I just noticed that my mail config was borked; I was happily sending out
emails, but none of them reached anyone :-/
Fixed now.
On Fri, Jun 17, 2022 at 12:59:04PM +0200, Wouter Verhelst wrote:
Hi,
On Tue, Jun 14, 2022 at 03:38:19PM +0100, Richard W.M. Jones wrote:
> This is a follow-up to this thread:
>
>
https://listman.redhat.com/archives/libguestfs/2022-June/thread.html#29210
>
> about getting the kernel client (nbd.ko) to obey block size
> constraints sent by the NBD server:
>
>
https://github.com/NetworkBlockDevice/nbd/blob/master/doc/proto.md#block-...
>
> I was sent this very interesting design document about the original
> intent behind the kernel's I/O limits:
>
>
https://people.redhat.com/msnitzer/docs/io-limits.txt
>
> There are four or five kernel block layer settings we could usefully
> adjust, and there are three NBD block size constraints, and in my
> opinion there's not a very clear mapping between them. But I'll have
> a go at what I think we should do.
>
> - - -
>
> (1) Kernel physical_block_size & logical_block_size: The example given
> is of a hard disk with 4K physical sectors (AF) which can nevertheless
> emulate 512-byte sectors. In this case you'd set physical_block_size
> = 4K, logical_block_size = 512b.
>
> Data structures (partition tables, etc) should be aligned to
> physical_block_size to avoid unnecessary RMW cycles. But the
> fundamental until of I/O is logical_block_size.
>
> Current behaviour of nbd.ko is that logical_block_size ==
> physical_block_size == the nbd-client "-b" option (default: 512 bytes,
> contradicting the documentation).
Whoops, indeed. Fixed in git.
> I think we should set logical_block_size == physical_block_size ==
> MAX (512, NBD minimum block size constraint).
>
> What should happen to the nbd-client -b option?
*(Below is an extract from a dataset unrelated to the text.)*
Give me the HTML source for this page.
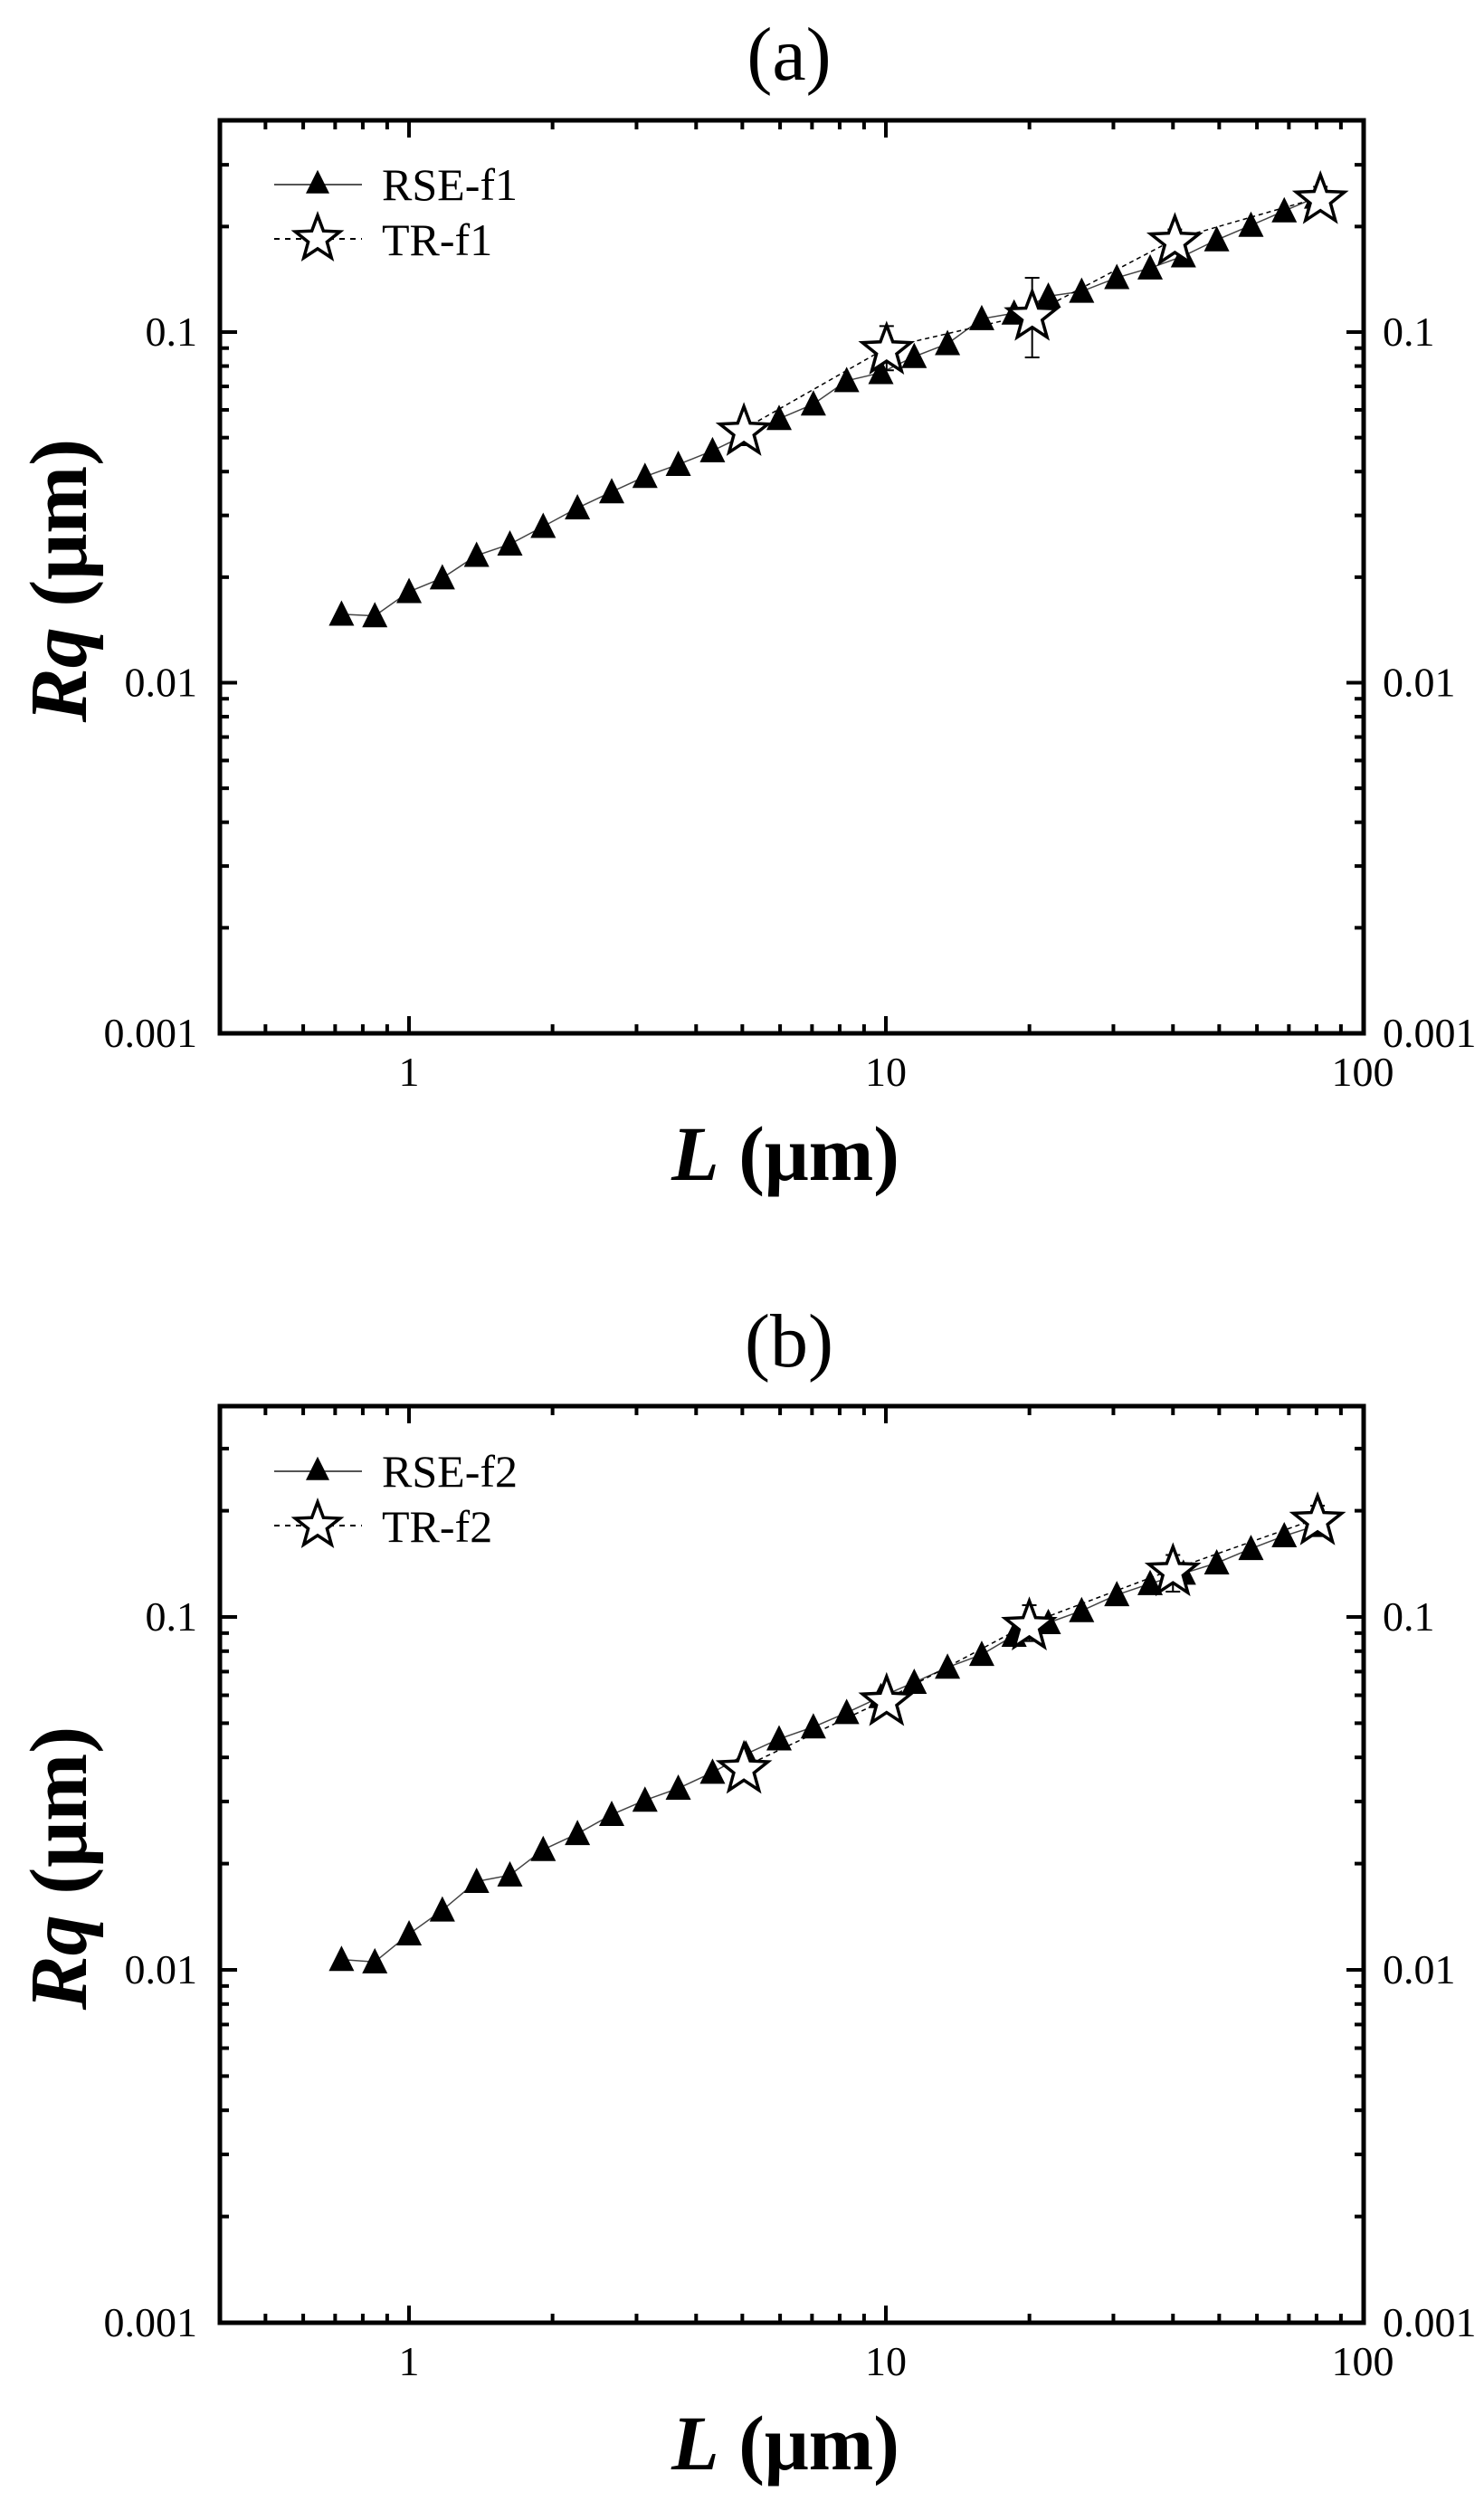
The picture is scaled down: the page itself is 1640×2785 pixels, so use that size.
<!DOCTYPE html>
<html><head><meta charset="utf-8"><style>
html,body{margin:0;padding:0;background:#fff}
svg text{font-family:"Liberation Serif","Times New Roman",serif;fill:#000}
</style></head><body>
<svg id="s" width="1640" height="2780" xmlns="http://www.w3.org/2000/svg"></svg>
<script>
const S=document.getElementById('s');let h='';
function panel(o){
 const L=243,R=1507,T=o.top,B=o.bot,x1=452,xd=527,y01=o.y01,yd=o.yd;
 const X=v=>x1+Math.log10(v)*xd, Y=v=>y01+(-1-Math.log10(v))*yd;
 h+=`<rect x="${L}" y="${T}" width="${R-L}" height="${B-T}" fill="none" stroke="#000" stroke-width="5"/>`;
 const xs=[];for(let d of [0.1,1,10])for(let k=1;k<10;k++){const v=d*k;const p=X(v);if(p>L+1&&p<R+1)xs.push([p,k==1]);}
 xs.push([R,true]);
 for(const [p,maj] of xs){const l=maj?19:10;h+=`<line x1="${p}" y1="${B}" x2="${p}" y2="${B-l}" stroke="#000" stroke-width="4"/><line x1="${p}" y1="${T}" x2="${p}" y2="${T+l}" stroke="#000" stroke-width="4"/>`;}
 const ys=[];for(let d of [0.001,0.01,0.1])for(let k=1;k<10;k++){const v=d*k;const p=Y(v);if(p>T+2&&p<=B+1)ys.push([p,k==1]);}
 for(const [p,maj] of ys){const l=maj?19:10;h+=`<line x1="${L}" y1="${p}" x2="${L+l}" y2="${p}" stroke="#000" stroke-width="4"/><line x1="${R}" y1="${p}" x2="${R-l}" y2="${p}" stroke="#000" stroke-width="4"/>`;}
 for(const [v,t] of [[0.1,'0.1'],[0.01,'0.01'],[0.001,'0.001']]){const p=Y(v)+15;
  h+=`<text x="218" y="${p}" font-size="46" text-anchor="end">${t}</text><text x="1528" y="${p}" font-size="46">${t}</text>`;}
 for(const [v,t] of [[1,'1'],[10,'10'],[100,'100']])h+=`<text x="${X(v)}" y="${B+58}" font-size="46" text-anchor="middle">${t}</text>`;
 h+=`<text x="868" y="${B+162}" font-size="86" font-weight="bold" text-anchor="middle"><tspan font-style="italic">L</tspan> (μm)</text>`;
 h+=`<text transform="translate(95 ${(T+B)/2+4}) rotate(-90)" font-size="90" font-weight="bold" text-anchor="middle"><tspan font-style="italic">Rq</tspan> (μm)</text>`;
 h+=`<text x="872" y="${o.ty}" font-size="84" text-anchor="middle">${o.title}</text>`;
 const tri=(x,y,s)=>`<polygon points="${x},${y-s*0.55} ${x-s/2},${y+s*0.45} ${x+s/2},${y+s*0.45}" fill="#000"/>`;
 const star=(x,y,r)=>{let p=[];for(let i=0;i<10;i++){const a=-Math.PI/2+i*Math.PI/5,rr=i%2?r*0.42:r;p.push((x+rr*Math.cos(a)).toFixed(1)+','+(y+rr*Math.sin(a)+3).toFixed(1));}return `<polygon points="${p.join(' ')}" fill="#fff" stroke="#000" stroke-width="3.5"/>`;};
 const tp=o.tri.map(([a,b])=>[a*1.0513,o.fy(b)]), sp=o.star.map(([a,b])=>[a*1.0513,o.fy(b)]);
 h+=`<polyline points="${tp.map(p=>p.join(',')).join(' ')}" fill="none" stroke="#444" stroke-width="1.5"/>`;
 h+=`<polyline points="${sp.map(p=>p.join(',')).join(' ')}" fill="none" stroke="#000" stroke-width="1.5" stroke-dasharray="5 4"/>`;
 for(const e of o.err){const x=e[0]*1.0513,y1=o.fy(e[1]),y2=o.fy(e[2]);h+=`<line x1="${x}" y1="${y1}" x2="${x}" y2="${y2}" stroke="#000" stroke-width="2"/><line x1="${x-8}" y1="${y1}" x2="${x+8}" y2="${y1}" stroke="#000" stroke-width="2"/><line x1="${x-8}" y1="${y2}" x2="${x+8}" y2="${y2}" stroke="#000" stroke-width="2"/>`;}
 for(const [x,y] of tp)h+=tri(x,y,28);
 for(const [x,y] of sp)h+=star(x,y,28);
 const ly=o.ly;
 h+=`<line x1="303" y1="${ly}" x2="400" y2="${ly}" stroke="#555" stroke-width="2"/>`+tri(351,ly-2,26);
 h+=`<text x="422" y="${ly+17}" font-size="50">${o.l1}</text>`;
 const ly2=ly+60;
 h+=`<line x1="303" y1="${ly2}" x2="400" y2="${ly2}" stroke="#000" stroke-width="2" stroke-dasharray="6 6"/>`+star(351,ly2-3,26);
 h+=`<text x="422" y="${ly2+18}" font-size="50">${o.l2}</text>`;
}
panel({top:133,bot:1142,y01:367,yd:387.5,ty:88,title:'(a)',fy:b=>b*0.8897,ly:204,l1:'RSE-f1',l2:'TR-f1',
tri:[[359,763],[394,765],[430,735],[465,718],[501,690],[536,676],[571,654],[607,631],[643,611],[678,592],[713,577],[749,560],[784,540],[819,520],[855,502],[890,473],[926,463],[961,443],[996,427],[1032,396],[1066,389],[1102,368],[1137,362],[1174,345],[1209,333],[1244,318],[1279,298],[1315,280],[1350,262],[1384,245]],
star:[[782,533],[932,432],[1085,390],[1235,297],[1388,245]],
err:[[932,405,460],[1085,345,444],[1235,285,312],[1388,232,262]]});
panel({top:1554,bot:2567,y01:1787,yd:390,ty:1510,title:'(b)',fy:b=>1400+b*0.880,ly:1626,l1:'RSE-f2',l2:'TR-f2',
tri:[[359,870],[394,873],[430,838],[465,808],[501,772],[536,764],[571,732],[607,712],[643,688],[678,670],[713,655],[749,635],[784,612],[819,593],[855,578],[890,560],[926,540],[961,522],[996,503],[1032,487],[1066,463],[1102,447],[1137,432],[1174,412],[1209,398],[1244,385],[1279,372],[1315,354],[1350,338],[1384,325]],
star:[[782,628],[932,543],[1082,448],[1233,380],[1385,316]],
err:[[1082,425,470],[1233,362,408],[1385,300,338]]});
S.innerHTML=h;
</script>
</body></html>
I believe it remains useful to have an override for exceptional
situations. I think I'll leave it (but we can provide an appropriate
warning about this possibly being a bad idea in the man page)
It might be useful to extend the syntax to specify more than one block
size, given that there are going to be multiple ones now.
> (2) Kernel minimum_io_size: The documentation says this is the
> "preferred minimum unit for random I/O".
>
> Current behaviour of nbd.ko is this is not set.
>
> I think the NBD's preferred block size should map to minimum_io_size.
>
>
> (3) Kernel optimal_io_size: The documentation says this is the
> "[preferred] streaming I/O [size]".
>
> Current behaviour of nbd.ko is this is not set.
>
> NBD doesn't really have the concept of streaming vs random I/O, so we
> could either ignore this or set it to the same value as
> minimum_io_size.
>
> I have a kernel patch allowing nbd-client to set both minimum_io_size
> and optimal_io_size from userspace.
>
>
> (4) Kernel blk_queue_max_hw_sectors: This is documented as: "set max
> sectors for a request ... Enables a low level driver to set a hard
> upper limit, max_hw_sectors, on the size of requests."
>
> Current behaviour of nbd.ko is that we set this to 65536 (sectors?
> blocks?), which for 512b sectors is 32M.
>
> I think we could set this to MIN (32M, NBD maximum block size constraint),
> converting the result to sectors.
>
> - - -
>
> What do people think?
Yes, this all looks reasonable to me. Thanks.
--
w(a)uter.{be,co.za}
wouter(a){grep.be,fosdem.org,debian.org}